When I’d made my request, by phone, been accepted and encouraged and guided to a design, and finally began our (multiple) working sessions, I found that magic and legends, craft and Craft all tangled in our conversations while we worked. Ideally, it still takes two to run a forge—an assistant and a smith—one feeding the fire air and fuel or holding the work or fetching the next tool, another hammering or prepping the next step. Sometimes I was the tentative smith, being coached through every step aloud, and sometimes I was the assistant, much more confidently. (I’ve spent time in that role before, helping him finish a project while keeping him company.)

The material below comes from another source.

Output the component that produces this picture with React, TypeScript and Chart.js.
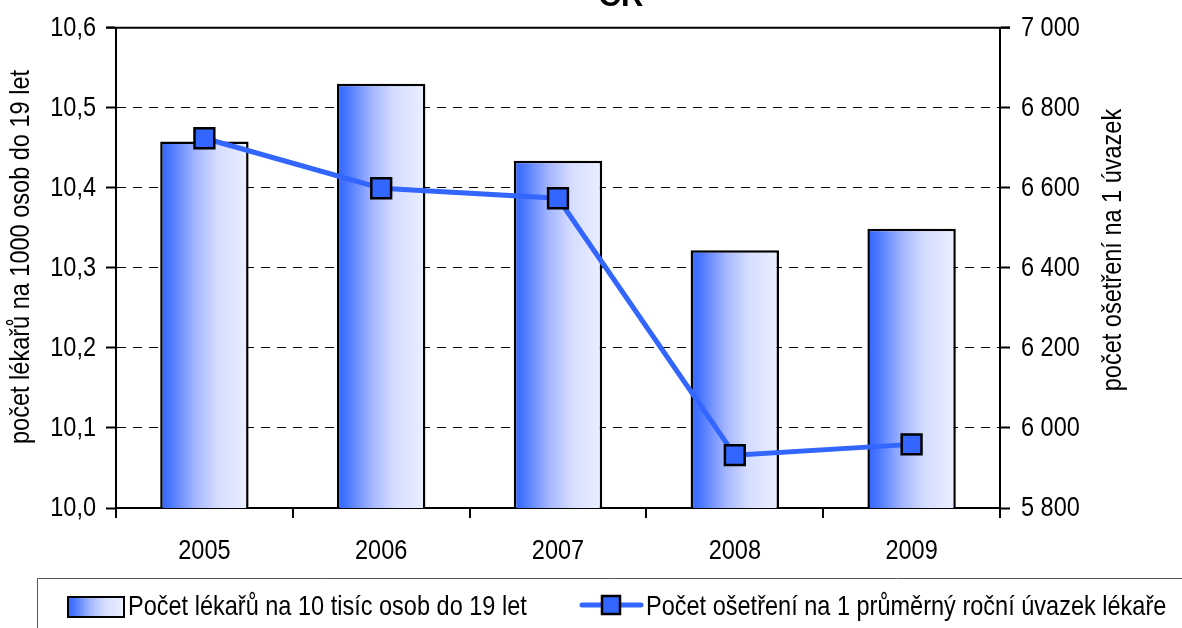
import React, { useEffect, useRef } from "react";
import { Chart, registerables } from "chart.js";

Chart.register(...registerables);

const chartTitle = "ČR";
const years = ["2005", "2006", "2007", "2008", "2009"];
const doctorsPer10k = [10.458, 10.53, 10.434, 10.322, 10.349];
const treatmentsPerFTE = [6724, 6599, 6574, 5932, 5959];
const leftAxisTitle = "počet lékařů na 1000 osob do 19 let";
const rightAxisTitle = "počet ošetření na 1 úvazek";
const barLabel = "Počet lékařů na 10 tisíc osob do 19 let";
const lineLabel = "Počet ošetření na 1 průměrný roční úvazek lékaře";
const leftRange = [10.0, 10.6];
const leftStep = 0.1;
const rightRange = [5800, 7000];
const rightStep = 200;

const FONT = "'Liberation Sans', Arial, sans-serif";
const NARROW = 0.84;
const FS = 28;
const BLUE = "#3366ff";

function fmtLeft(v: number) {
  return v.toFixed(1).replace(".", ",");
}
function fmtRight(v: number) {
  const th = Math.floor(v / 1000);
  const rest = String(Math.round(v % 1000)).padStart(3, "0");
  return `${th} ${rest}`;
}

function barGradient(ctx: CanvasRenderingContext2D, x0: number, x1: number) {
  const g = ctx.createLinearGradient(x0, 0, x1, 0);
  g.addColorStop(0, "#3366ff");
  g.addColorStop(0.1, "#4574ff");
  g.addColorStop(0.4, "#a5b6ff");
  g.addColorStop(0.65, "#d5ddff");
  g.addColorStop(1, "#ebefff");
  return g;
}

const decorPlugin = {
  id: "decor",
  afterDraw(chart: any) {
    const { ctx, chartArea } = chart;
    ctx.save();
    // top border of the plot
    ctx.strokeStyle = "#000";
    ctx.lineWidth = 2;
    ctx.beginPath();
    ctx.moveTo(chartArea.left - 10, chartArea.top);
    ctx.lineTo(chartArea.right + 10, chartArea.top);
    ctx.stroke();

    // title (partially clipped at top), drawn at normal width
    ctx.fillStyle = "#000";
    ctx.font = `bold 31px ${FONT}`;
    ctx.textAlign = "center";
    ctx.textBaseline = "alphabetic";
    const wide = (ctx as any).__origFillText;
    if (wide) wide(chartTitle, 621, 6);
    else ctx.fillText(chartTitle, 621, 6);

    // axis titles
    ctx.font = `${FS}px ${FONT}`;
    ctx.textBaseline = "middle";
    ctx.save();
    ctx.translate(21, 257);
    ctx.rotate(-Math.PI / 2);
    ctx.fillText(leftAxisTitle, 0, 0);
    ctx.restore();
    ctx.save();
    ctx.translate(1113, 250);
    ctx.rotate(-Math.PI / 2);
    ctx.fillText(rightAxisTitle, 0, 0);
    ctx.restore();

    // legend frame
    ctx.strokeStyle = "#555";
    ctx.lineWidth = 1;
    ctx.beginPath();
    ctx.moveTo(37.5, 640);
    ctx.lineTo(37.5, 578.5);
    ctx.lineTo(1190, 578.5);
    ctx.stroke();

    // bar swatch
    ctx.fillStyle = barGradient(ctx, 68, 124);
    ctx.fillRect(68, 597, 56, 20);
    ctx.strokeStyle = "#000";
    ctx.lineWidth = 2;
    ctx.strokeRect(68, 597, 56, 20);
    ctx.fillStyle = "#000";
    ctx.textAlign = "left";
    ctx.textBaseline = "middle";
    ctx.font = `${FS}px ${FONT}`;
    ctx.fillText(barLabel, 128, 607);

    // line swatch
    ctx.strokeStyle = BLUE;
    ctx.lineWidth = 5;
    ctx.lineCap = "round";
    ctx.beginPath();
    ctx.moveTo(582, 605);
    ctx.lineTo(641, 605);
    ctx.stroke();
    ctx.fillStyle = BLUE;
    ctx.fillRect(602, 596, 18, 18);
    ctx.strokeStyle = "#000";
    ctx.lineWidth = 2.5;
    ctx.strokeRect(602, 596, 18, 18);
    ctx.fillStyle = "#000";
    ctx.fillText(lineLabel, 646, 607);
    ctx.restore();
  },
};

export default function App() {
  const ref = useRef<HTMLCanvasElement | null>(null);

  useEffect(() => {
    if (!ref.current) return;
    const c2d = ref.current.getContext("2d") as any;
    // Emulate a narrow (condensed) face by scaling text horizontally around its anchor
    if (c2d && !c2d.__origFillText) {
      const orig = c2d.fillText.bind(c2d);
      c2d.__origFillText = orig;
      c2d.fillText = function (text: string, x: number, y: number) {
        c2d.save();
        c2d.translate(x, y);
        c2d.scale(NARROW, 1);
        orig(text, 0, 0);
        c2d.restore();
      };
    }
    const tickFont = { family: FONT, size: FS };
    const chart = new Chart(ref.current, {
      type: "bar",
      data: {
        labels: years,
        datasets: [
          {
            type: "line",
            label: lineLabel,
            data: treatmentsPerFTE,
            yAxisID: "y1",
            borderColor: BLUE,
            borderWidth: 5,
            pointStyle: "rect",
            pointRadius: 14,
            pointBackgroundColor: BLUE,
            pointBorderColor: "#000",
            pointBorderWidth: 2.5,
            tension: 0,
            order: 0,
          } as any,
          {
            type: "bar",
            label: barLabel,
            data: doctorsPer10k,
            yAxisID: "y",
            borderColor: "#000",
            borderWidth: 2.5,
            categoryPercentage: 0.5,
            barPercentage: 1,
            order: 1,
            backgroundColor: (c: any) => {
              const chart = c.chart;
              const xs = chart.scales?.x;
              if (!xs || c.dataIndex === undefined) return BLUE;
              const cx = xs.getPixelForValue(c.dataIndex);
              const w = (xs.width / years.length) * 0.5;
              if (!Number.isFinite(cx) || !Number.isFinite(w) || w <= 0) return BLUE;
              return barGradient(chart.ctx, cx - w / 2, cx + w / 2);
            },
          } as any,
        ],
      },
      options: {
        responsive: false,
        animation: false,
        layout: { padding: { top: 26, left: 0, right: 0, bottom: 0 } },
        plugins: {
          legend: { display: false },
          tooltip: { enabled: false },
          title: { display: false },
        },
        scales: {
          x: {
            type: "category",
            offset: true,
            grid: {
              display: true,
              offset: true,
              drawOnChartArea: false,
              drawTicks: true,
              tickLength: 10,
              color: "#000",
              lineWidth: 2,
            },
            border: { display: true, color: "#000", width: 2 },
            ticks: { color: "#000", font: tickFont, padding: 16 },
            afterFit: (s: any) => {
              s.height = 120;
            },
          },
          y: {
            type: "linear",
            position: "left",
            min: leftRange[0],
            max: leftRange[1],
            ticks: {
              stepSize: leftStep,
              color: "#000",
              font: tickFont,
              padding: 10,
              callback: (v: any) => fmtLeft(Number(v)),
            },
            grid: {
              drawOnChartArea: true,
              drawTicks: true,
              tickLength: 10,
              tickColor: "#000",
              tickWidth: 2,
              lineWidth: 1,
              color: (c: any) => {
                if (!c.tick) return "#000";
                const v = c.tick.value;
                if (Math.abs(v - leftRange[0]) < 1e-6 || Math.abs(v - leftRange[1]) < 1e-6) return "rgba(0,0,0,0)";
                return "#000";
              },
            },
            border: { display: true, color: "#000", width: 2, dash: [9, 7] },
            afterFit: (s: any) => {
              s.width = 116;
            },
          },
          y1: {
            type: "linear",
            position: "right",
            min: rightRange[0],
            max: rightRange[1],
            ticks: {
              stepSize: rightStep,
              color: "#000",
              font: tickFont,
              padding: 11,
              callback: (v: any) => fmtRight(Number(v)),
            },
            grid: {
              drawOnChartArea: false,
              drawTicks: true,
              tickLength: 10,
              tickColor: "#000",
              tickWidth: 2,
            },
            border: { display: true, color: "#000", width: 2 },
            afterFit: (s: any) => {
              s.width = 182;
            },
          },
        },
      } as any,
      plugins: [decorPlugin],
    });
    return () => chart.destroy();
  }, []);

  return (
    <div style={{ position: "absolute", left: 0, top: 0, width: 1182, height: 628, background: "#fff" }}>
      <canvas ref={ref} width={1182} height={628} style={{ display: "block" }} />
    </div>
  );
}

It was during the major forging session that the conversation turned to tempering the blade, which raised legendary metal treatments. Japanese and Norse legend alike describe quenching magical blades in blood, or (shudder) in the body of an expendable slave. Setting aside the fact that slaves were expensive property just about anywhen, there’s a simpler explanation. This “blooding” more likely reflects a pragmatic acknowledgment of reality: no matter what you’re doing in a smithy, you’re going to cut, bruise, or burn yourself sooner or later—possibly all three.
Me? Yes, I did…I had the forged blade blank clamped at a height to draw-file it into shape while seated. I took a break from that sweaty labor without unclamping it, and ran a knee into the point as I stood up, long before it had any sharpened edge; it drew blood quickly and easily just the same, and I felt a fool. Blunt or sharp, it’s a weapon, and—I’d been warned.